На какое-то неудержимое мгновение все изменилось. Может, ветер шевельнул ветвями вверху и солнце по-другому осветило прислонившегося к дереву Мешка, или мой на него взгляд изменил направление, и я краткой вспышкой увидел, что он вовсе не болен, а просто придавлен свалившейся на него тяжеленной ношей, и ноша эта не выдумана им, а самая что ни на есть реальная, потому что мир так и устроен, как это видит Мешок... Я снова взглянул на него, но все уже было попрежнему. Я покрутился, пытаясь повторить тот свой взгляд и наново увидать им все вокруг, однако ничего не получалось...
Давным-давно в моих детских болезнях матушка всегда перебиралась на мою кушетку, а меня устраивала хворать на своей кровати под огромным — до потолка — ворсистым ковром, в центре которого на темном фоне полыхали красно-желтым костром жирные розы, и они же петляли по краю ковра в запутанном сплошном орнаменте.

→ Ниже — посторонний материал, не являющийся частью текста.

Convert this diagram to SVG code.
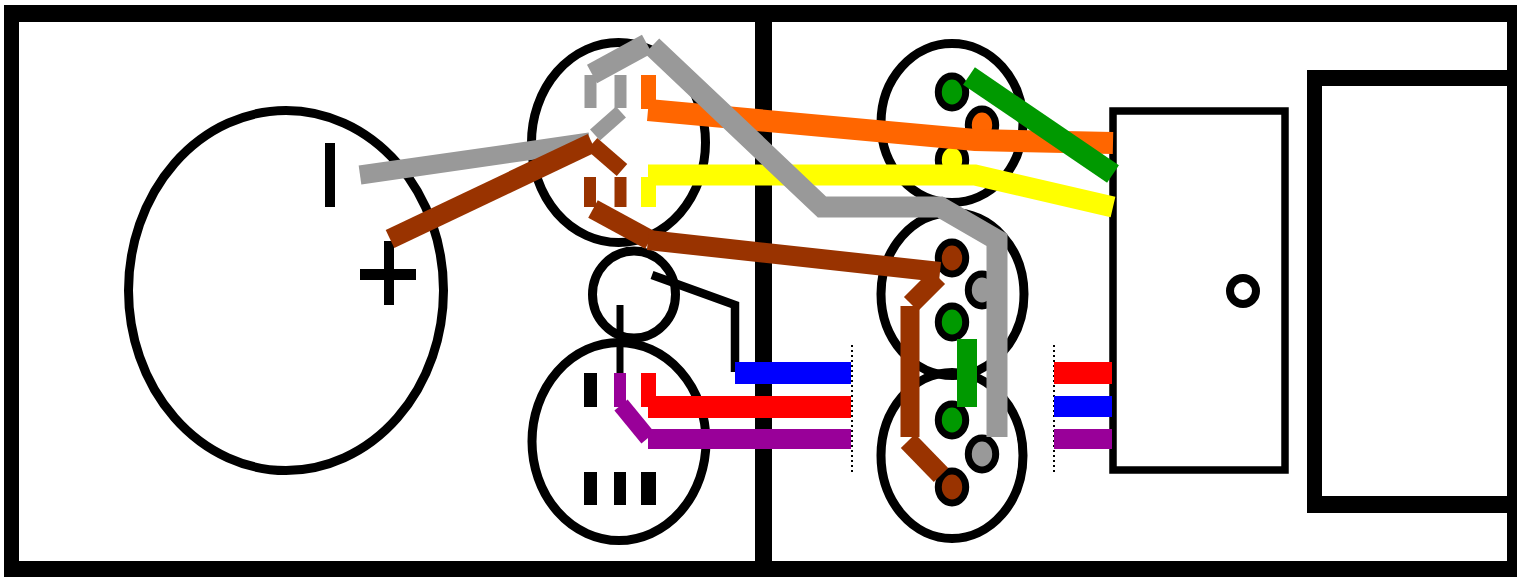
<svg xmlns="http://www.w3.org/2000/svg" width="1525" height="578" viewBox="0 0 1525 578">
<style>
.k{fill:none;stroke:#000;stroke-width:9}
.kf{fill:#000}
.w{fill:none;stroke-linejoin:miter;stroke-linecap:butt}
.pin{stroke:#000;stroke-width:7}
.dot{fill:none;stroke:#000;stroke-width:2;stroke-dasharray:2 3}
</style>
<rect width="1525" height="578" fill="#fff"/>
<g id="enclosure">
<path fill="#000" fill-rule="evenodd" d="M4 5H1517V577H4ZM19 22V561H1507V22Z"/>
<rect x="755" y="13" width="17" height="556" fill="#000"/>
</g>
<g id="battery">
<ellipse class="k" cx="286" cy="290.500" rx="157.500" ry="180"/>
<rect class="kf" x="325" y="143" width="10" height="64"/>
<rect class="kf" x="360" y="269" width="56" height="11"/>
<rect class="kf" x="384" y="241" width="10" height="64"/>
</g>
<g id="switch-top"><ellipse class="k" cx="618.500" cy="142.500" rx="87" ry="100"/></g>
<g id="pot"><ellipse class="k" cx="634" cy="294.500" rx="41.500" ry="43.500"/></g>
<g id="switch-bottom">
<ellipse class="k" cx="619" cy="441.500" rx="87" ry="99"/>
<rect class="kf" x="584" y="373" width="13" height="34"/>
<rect class="kf" x="584" y="472" width="13" height="33"/>
<rect class="kf" x="614" y="472" width="12" height="33"/>
<rect class="kf" x="641" y="472" width="15" height="33"/>
</g>
<g id="jack-1">
<ellipse class="k" cx="952" cy="123" rx="71" ry="79.500"/>
<ellipse class="pin" cx="952" cy="92" rx="13.700" ry="16" fill="#090"/>
<ellipse class="pin" cx="982" cy="125" rx="13.700" ry="16" fill="#f60"/>
<ellipse class="pin" cx="952" cy="160" rx="13.700" ry="16" fill="#ff0"/>
</g>
<g id="jack-2">
<ellipse class="k" cx="952.500" cy="294" rx="71.500" ry="81.500"/>
<ellipse class="pin" cx="952" cy="258" rx="13.700" ry="16" fill="#930"/>
<ellipse class="pin" cx="982" cy="290" rx="13.700" ry="16" fill="#999"/>
<ellipse class="pin" cx="952" cy="322" rx="13.700" ry="16" fill="#090"/>
</g>
<g id="jack-3">
<ellipse class="k" cx="952" cy="455.500" rx="71" ry="83"/>
<ellipse class="pin" cx="952" cy="420" rx="13.700" ry="16" fill="#090"/>
<ellipse class="pin" cx="982" cy="454" rx="13.700" ry="16" fill="#999"/>
<ellipse class="pin" cx="952" cy="487" rx="13.700" ry="16" fill="#930"/>
</g>
<g id="module">
<rect x="1113" y="111" width="172" height="359" fill="#fff" stroke="#000" stroke-width="7.500"/>
<ellipse class="k" style="stroke-width:8" cx="1243" cy="291" rx="13" ry="13"/>
</g>
<g id="panel">
<path fill="#000" fill-rule="evenodd" d="M1307 70H1510V513H1307ZM1322 86V496H1507V86Z"/>
</g>
<g id="connectors">
<polyline class="w" stroke="#000" stroke-width="8.500" points="652,275 735,305 735,372"/>
<line x1="620" y1="305" x2="620" y2="373" stroke="#000" stroke-width="7"/>
<line class="dot" x1="852" y1="345" x2="852" y2="472"/>
<line class="dot" x1="1054" y1="345" x2="1054" y2="472"/>
<polyline class="w" stroke="#f60" stroke-width="15" points="648.500,75 648.500,109"/>
<polyline class="w" stroke="#f60" stroke-width="22" points="648,110 975,140 1113,143"/>
<polyline class="w" stroke="#ff0" stroke-width="15" points="648.500,207 648.500,177"/>
<polyline class="w" stroke="#ff0" stroke-width="21" points="648,175 975,175 1113,207"/>
<line x1="590.500" y1="108" x2="590.500" y2="75" stroke="#999" stroke-width="12"/>
<line x1="620.500" y1="75" x2="620.500" y2="108" stroke="#999" stroke-width="12"/>
<line x1="592" y1="74" x2="647" y2="44" stroke="#999" stroke-width="21"/>
<line x1="595" y1="135" x2="621" y2="112" stroke="#999" stroke-width="15"/>
<polyline class="w" stroke="#999" stroke-width="19" points="360,175 590,142"/>
<polyline class="w" stroke="#999" stroke-width="21" points="652,46 822,207 940,207 997,240 997,437"/>
<polyline class="w" stroke="#930" stroke-width="20" points="390,239 592,143"/>
<line x1="592" y1="144" x2="622" y2="170" stroke="#930" stroke-width="16"/>
<line x1="590" y1="177" x2="590" y2="207" stroke="#930" stroke-width="12"/>
<line x1="620.500" y1="177" x2="620.500" y2="207" stroke="#930" stroke-width="12"/>
<line x1="593" y1="209" x2="650" y2="240" stroke="#930" stroke-width="20"/>
<polyline class="w" stroke="#930" stroke-width="20" points="648,240 940,272"/>
<line x1="938" y1="277" x2="911" y2="304" stroke="#930" stroke-width="20"/>
<line x1="910" y1="306" x2="910" y2="437" stroke="#930" stroke-width="19"/>
<line x1="908" y1="441" x2="941" y2="475" stroke="#930" stroke-width="20"/>
<line x1="969" y1="76" x2="1113" y2="174" stroke="#090" stroke-width="21"/>
<rect x="957" y="339" width="20" height="68" fill="#090"/>
<rect x="735" y="362" width="116" height="22" fill="#00f"/>
<line x1="648.500" y1="373" x2="648.500" y2="407" stroke="#f00" stroke-width="15"/>
<rect x="648" y="396" width="203" height="22" fill="#f00"/>
<line x1="620" y1="373" x2="620" y2="407" stroke="#909" stroke-width="12"/>
<line x1="621" y1="405" x2="648" y2="438" stroke="#909" stroke-width="17"/>
<rect x="648" y="429" width="203" height="20" fill="#909"/>
<rect x="1054" y="362" width="58" height="22" fill="#f00"/>
<rect x="1054" y="396" width="58" height="21" fill="#00f"/>
<rect x="1054" y="429" width="58" height="20" fill="#909"/>
</g>
</svg>
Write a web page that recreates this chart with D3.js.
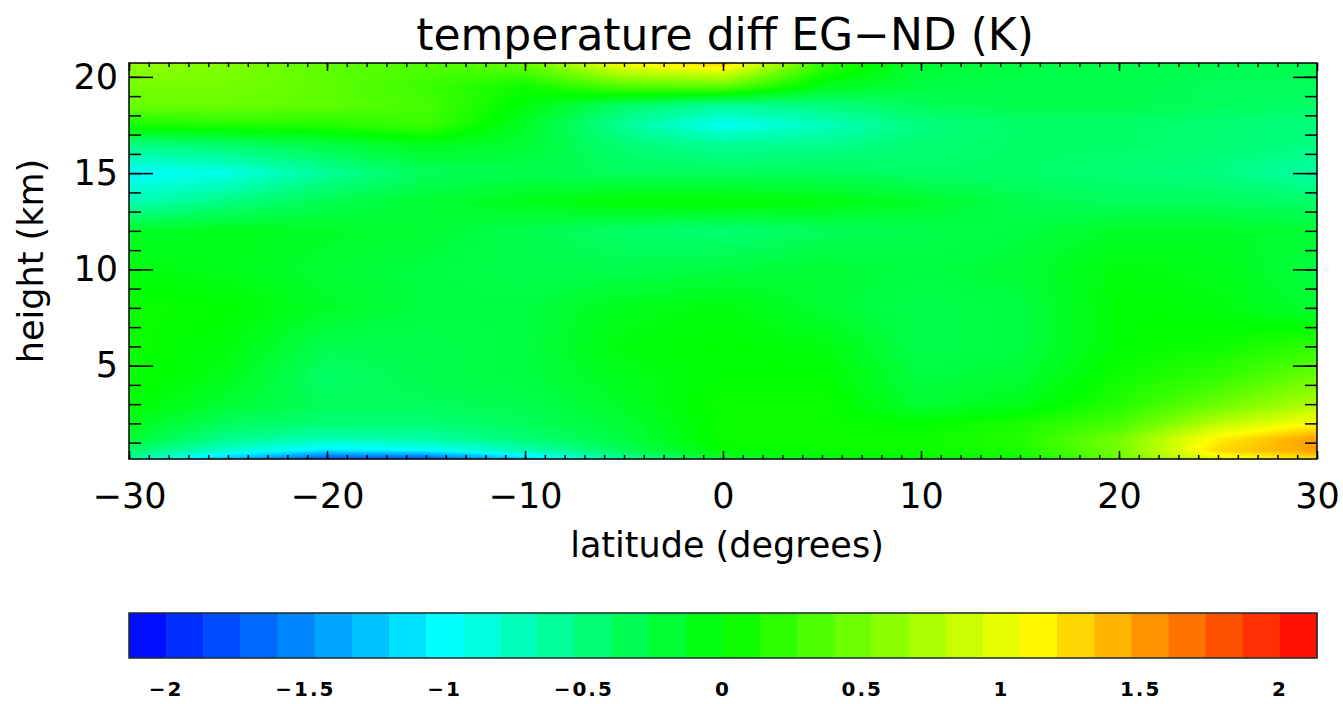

Если с правильной позиции внимательно присмотреться в те узоры, то можно было в них найти спрятавшихся за цветочными зарослями мушкетеров, и притаившегося в засаде длинноносого Рошфора, и высокомерного Ришилье в красной кардинальской ермолке. Беда в том, что сами мушкетеры своих заклятых врагов не замечали. Сейчас на свету никакая особая опасность им не грозила, но в темени ночи, когда я опять буду раздавлен удушьем, так что не смогу ни крикнуть им туда, ни даже слова вымолвить, — тогда их могут застать врасплох.
— Они же будут беззащитными, — объяснял я друзьям, пришедшим меня навестить. — Атос вон — даже и не одет...
— Не боись, — успокаивал Серега, — они и голые все равно всегда со шпагами. Отобьются...
— А че это они в кусты залезли? — спрашивал Тимка, уплетая пирожки, которые Клавдяванна отправила мне гостинцем. — Ты присмотрись-ка — кто там еще с ними в кустах?